Search the data below for the string "this". Extract every line that contains it.

*** Provided information ***

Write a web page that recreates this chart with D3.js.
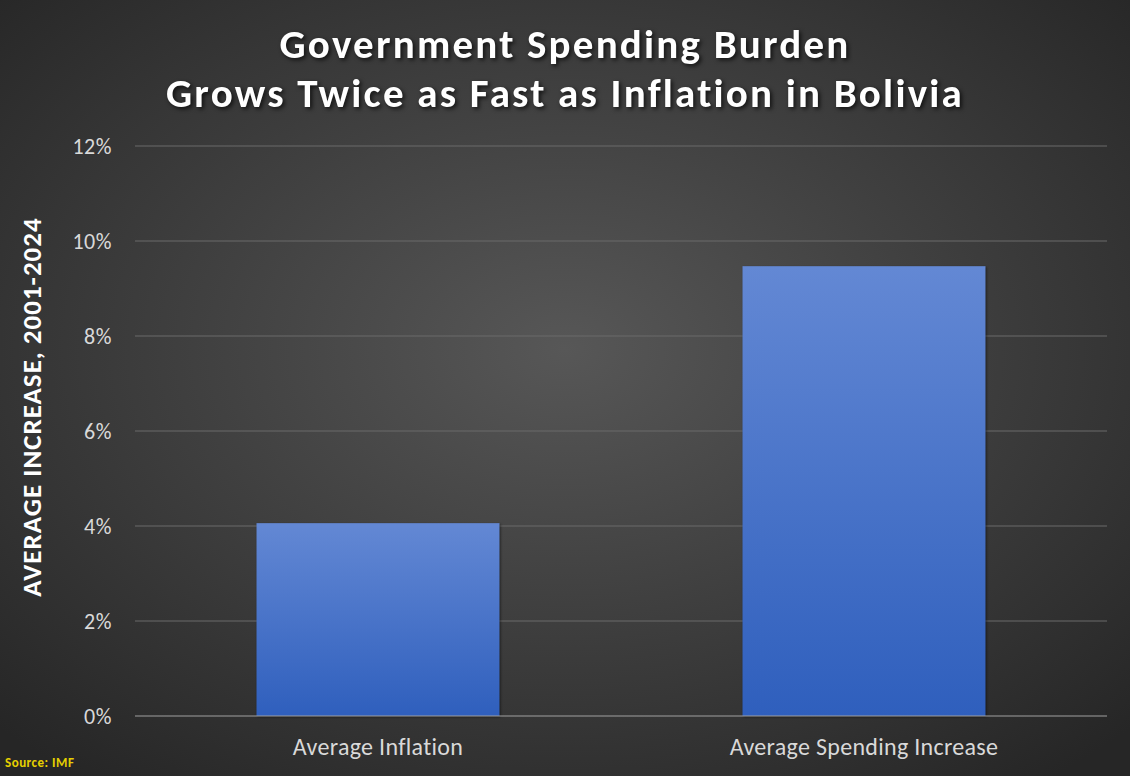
<!DOCTYPE html>
<html><head><meta charset="utf-8">
<script src="https://cdn.jsdelivr.net/npm/d3@7"></script>
<style>body{margin:0;background:#333}</style>
</head><body>
<svg id="c" width="1130" height="776"></svg>
<script>
const categories = ["Average Inflation", "Average Spending Increase"];
const values = [0.0406, 0.0947];
const yTicks = [0, 0.02, 0.04, 0.06, 0.08, 0.10, 0.12];

const svg = d3.select("#c");
const defs = svg.append("defs");
const rg = defs.append("radialGradient").attr("id","bg").attr("cx","50%").attr("cy","45%").attr("r","70%");
rg.append("stop").attr("offset","0%").attr("stop-color","#575757");
rg.append("stop").attr("offset","100%").attr("stop-color","#262626");
const bg = defs.append("linearGradient").attr("id","bar").attr("x1",0).attr("y1",0).attr("x2",0).attr("y2",1);
bg.append("stop").attr("offset","0%").attr("stop-color","#6388d4");
bg.append("stop").attr("offset","100%").attr("stop-color","#2f5fbd");

svg.append("rect").attr("width",1130).attr("height",776).attr("fill","url(#bg)");

const x = d3.scaleBand().domain(categories).range([135,1107]).paddingInner(0.5).paddingOuter(0.25);
const y = d3.scaleLinear().domain([0,0.12]).range([716,146]);

svg.append("g").selectAll("line").data(yTicks.slice(1)).join("line")
  .attr("x1",135).attr("x2",1107).attr("y1",d=>y(d)).attr("y2",d=>y(d))
  .attr("stroke","#6a6a6a").attr("stroke-width",1);

svg.append("g").selectAll("rect").data(values).join("rect")
  .attr("x",(d,i)=>x(categories[i])).attr("width",x.bandwidth())
  .attr("y",d=>y(d)).attr("height",d=>y(0)-y(d)).attr("fill","url(#bar)")
  .style("filter","drop-shadow(1px 1px 1px rgba(0,0,0,0.5))");

svg.append("line").attr("x1",135).attr("x2",1107).attr("y1",716).attr("y2",716).attr("stroke","#a0a0a0");

const font = "Carlito, Lato, 'Open Sans', sans-serif";
svg.append("g").selectAll("text").data(yTicks).join("text")
  .attr("x",112).attr("y",d=>y(d)+8).attr("text-anchor","end")
  .attr("fill","#d9d9d9").attr("font-family",font).attr("font-size",22).attr("letter-spacing",0.5)
  .text(d3.format(".0%"));

svg.append("g").selectAll("text").data(categories).join("text")
  .attr("x",d=>x(d)+x.bandwidth()/2).attr("y",755).attr("text-anchor","middle")
  .attr("fill","#d9d9d9").attr("font-family",font).attr("font-size",24).attr("letter-spacing",0.3).text(d=>d);

svg.append("text").attr("transform","translate(41,407) rotate(-90)").attr("text-anchor","middle")
  .attr("fill","#fff").attr("font-family",font).attr("font-weight","bold").attr("font-size",27)
  .attr("letter-spacing",1).text("AVERAGE INCREASE, 2001-2024");

const t = svg.append("text").attr("text-anchor","middle").attr("fill","#fff")
  .attr("font-family",font).attr("font-weight","bold").attr("font-size",41)
  .style("filter","drop-shadow(2px 2px 2px rgba(0,0,0,0.7))").attr("letter-spacing",2.2);
t.append("tspan").attr("x",565).attr("y",58).text("Government Spending Burden");
t.append("tspan").attr("x",565).attr("y",107).text("Grows Twice as Fast as Inflation in Bolivia");

svg.append("text").attr("x",5).attr("y",767).attr("fill","#e6d000")
  .attr("font-family",font).attr("font-weight","bold").attr("font-size",13).attr("letter-spacing",0.5).text("Source: IMF");
</script>
</body></html>
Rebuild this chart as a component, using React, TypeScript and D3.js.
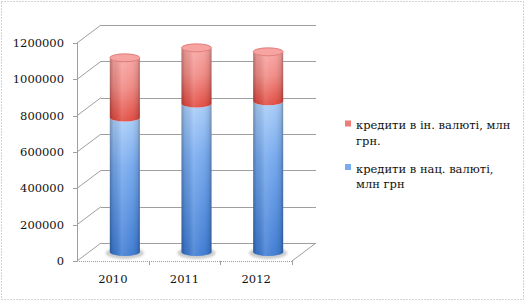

***

- **Final result**:
Write a web page that recreates this chart with D3.js.
Rebuild this chart as a component, using React, TypeScript and D3.js.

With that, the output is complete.